We are living in a moment of global change that requires new academic questions. For example, the so-called “Arab Spring” invites more complex understandings of East/West binaries, more nuanced analyses of the Arab and Islamic worlds, and more sophisticated readings of religious, ethnic, and national identities. Moreover, in the United States, fierce battles over the social contract enacted during the New Deal, intense struggles over immigration and ethnic studies, and organized protest movements to resist neoliberal labor and social relations focus attention on new social subjects and new geographic imaginaries.
Within a context of profound political, environmental, and social transformations in America and the Middle East/North Africa (MENA), this international conference invites scholarly papers on the theme, “shifting borders.” With this provocative title we aim to think of shifting borders in two primary ways. First, we want to conceive of scholarship that “shifts” the borders of scholarly and disciplinary ways of thinking; and second, we want to think about the ways that borders of all kinds are malleable, socially constructed, and historically contingent. “Shifting borders” addresses scholarly and political interventions articulated by Edward Said, Gloria Anzaldua, Walter Mignolo and others.
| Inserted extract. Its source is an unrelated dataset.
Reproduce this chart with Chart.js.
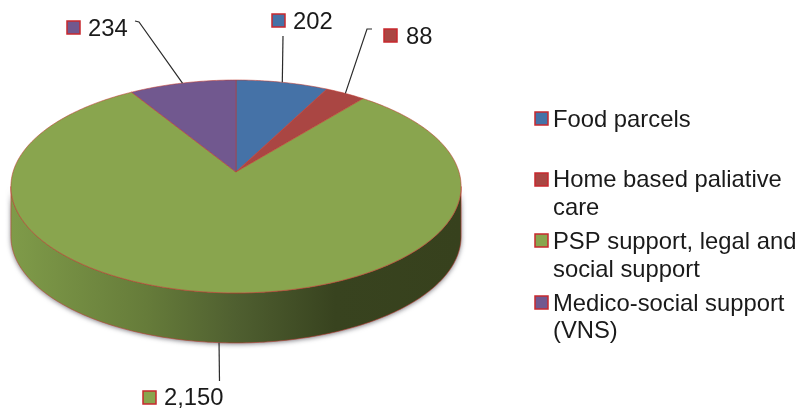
<!DOCTYPE html>
<html>
<head>
<meta charset="utf-8">
<style>
  html, body { margin: 0; padding: 0; background: #fff; }
  #box { width: 799px; height: 408px; }
</style>
<script src="https://cdn.jsdelivr.net/npm/chart.js@4"></script>
</head>
<body>
<div id="box"><canvas id="pieChart" width="799" height="408"></canvas></div>
<script>
const categories = ['Food parcels', 'Home based paliative care', 'PSP support, legal and social support', 'Medico-social support (VNS)'];
const legendLines = [['Food parcels'], ['Home based paliative', 'care'], ['PSP support, legal and', 'social support'], ['Medico-social support', '(VNS)']];
const values = [202, 88, 2150, 234];
const valueLabels = ['202', '88', '2,150', '234'];
const colors = ['#4572A7', '#AA4643', '#89A54E', '#71588F'];

// perspective of the tilted pie
const apexX = 236, apexY = 172;
const radiusX = 223, radiusY = 104.5, tilt = -0.136, depth = 50;
const edgeColor = 'rgba(192, 60, 50, 0.7)';
const swatchEdge = '#C8282E';
const font = '23.8px "Liberation Sans", Arial, sans-serif';

// where each value label goes: swatch corner, text start, baseline, elbow of the leader line
const calloutPos = [
  { sx: 272, sy: 14, tx: 293, ty: 29, leader: [[283, 36]] },
  { sx: 384, sy: 29, tx: 406, ty: 44, leader: [[367, 29], [372, 29]] },
  { sx: 143, sy: 391, tx: 164, ty: 405, leader: [[219.5, 381]], onWall: true },
  { sx: 67, sy: 21, tx: 88, ty: 36, leader: [[139, 22], [135, 21]] }
];
const legendX = 535, legendTextX = 553;
const legendPos = [
  { sy: 112, lines: [127] },
  { sy: 173, lines: [187, 215] },
  { sy: 234, lines: [249, 277] },
  { sy: 296, lines: [311, 338] }
];

function project(angle, drop) {
  const u = Math.cos(angle), v = Math.sin(angle);
  const d = 1 + tilt * v;
  return [apexX + radiusX * u / d, apexY + radiusY * v / d + (drop || 0)];
}

function swatch(ctx, x, y, color) {
  ctx.fillStyle = color;
  ctx.strokeStyle = swatchEdge;
  ctx.lineWidth = 1.5;
  ctx.fillRect(x, y, 13, 13);
  ctx.strokeRect(x, y, 13, 13);
}

function traceArc(ctx, from, to, drop, first) {
  const n = Math.max(2, Math.ceil(Math.abs(to - from) * 60));
  for (let i = 0; i <= n; i++) {
    const p = project(from + (to - from) * i / n, drop);
    if (i === 0 && first) ctx.moveTo(p[0], p[1]);
    else ctx.lineTo(p[0], p[1]);
  }
}

const tiltedPie = {
  id: 'tiltedPie',
  // the library works out the arcs, this only paints them in perspective
  beforeDatasetDraw(chart) {
    const ctx = chart.ctx;
    const arcs = chart.getDatasetMeta(0).data;
    const edge = Math.asin(-tilt);

    // side wall, front part only
    arcs.forEach((arc) => {
      const from = Math.max(arc.startAngle, edge);
      const to = Math.min(arc.endAngle, Math.PI - edge);
      if (to <= from) return;
      const wall = ctx.createLinearGradient(apexX - 225, 0, apexX + 225, 0);
      wall.addColorStop(0, '#7F9B49');
      wall.addColorStop(0.3, '#667C3A');
      wall.addColorStop(0.5, '#4F5F30');
      wall.addColorStop(0.72, '#38431F');
      wall.addColorStop(1, '#37411D');
      ctx.save();
      ctx.shadowColor = 'rgba(60, 60, 70, 0.7)';
      ctx.shadowBlur = 5;
      ctx.shadowOffsetY = 1;
      ctx.beginPath();
      traceArc(ctx, from, to, 0, true);
      traceArc(ctx, to, from, depth, false);
      ctx.closePath();
      ctx.fillStyle = wall;
      ctx.fill();
      ctx.restore();
      ctx.strokeStyle = edgeColor;
      ctx.lineWidth = 0.8;
      ctx.stroke();
    });

    // top face
    arcs.forEach((arc, i) => {
      ctx.beginPath();
      ctx.moveTo(apexX, apexY);
      traceArc(ctx, arc.startAngle, arc.endAngle, 0, false);
      ctx.closePath();
      ctx.fillStyle = colors[i];
      ctx.fill();
      ctx.strokeStyle = edgeColor;
      ctx.lineWidth = 0.8;
      ctx.stroke();
    });

    // leader lines and value labels
    ctx.font = font;
    ctx.textBaseline = 'alphabetic';
    arcs.forEach((arc, i) => {
      const c = calloutPos[i];
      const start = project((arc.startAngle + arc.endAngle) / 2, c.onWall ? depth : 0);
      ctx.beginPath();
      ctx.moveTo(start[0], start[1]);
      c.leader.forEach((p) => ctx.lineTo(p[0], p[1]));
      ctx.strokeStyle = '#2b2b2b';
      ctx.lineWidth = 1.2;
      ctx.stroke();
      swatch(ctx, c.sx, c.sy, colors[i]);
      ctx.fillStyle = '#1a1a1a';
      ctx.fillText(valueLabels[i], c.tx, c.ty);
    });

    // legend
    legendLines.forEach((lines, i) => {
      swatch(ctx, legendX, legendPos[i].sy, colors[i]);
      ctx.fillStyle = '#1a1a1a';
      lines.forEach((line, j) => ctx.fillText(line, legendTextX, legendPos[i].lines[j]));
    });
    return false;
  }
};

new Chart(document.getElementById('pieChart').getContext('2d'), {
  type: 'pie',
  data: {
    labels: categories,
    datasets: [{ data: values, backgroundColor: colors, borderColor: edgeColor, borderWidth: 1 }]
  },
  options: {
    responsive: false,
    animation: false,
    plugins: {
      legend: { display: false },
      tooltip: { enabled: false }
    }
  },
  plugins: [tiltedPie]
});
</script>
</body>
</html>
The subjects of the conference, America and the MENA, are themselves shifting imaginaries. America is in the MENA and the MENA is in America. Moreover, social movements and battles animating America and the MENA are taking place globally; therefore, it may be necessary to shift the borders of America and the MENA with analyses that integrate the “Americas” or the Islamic “worlds” which would include Africa, Asia, Europe, and Latin America.
The Center for American Studies and Research (CASAR) at American University of Beirut was launched in 2003 with a major gift from Prince Alwaleed Bin Talal Bin Abdulaziz Alsaud. It is an independent academic center that seeks to promote better understanding between the people of United States and those of the Arab world through teaching, research and outreach efforts.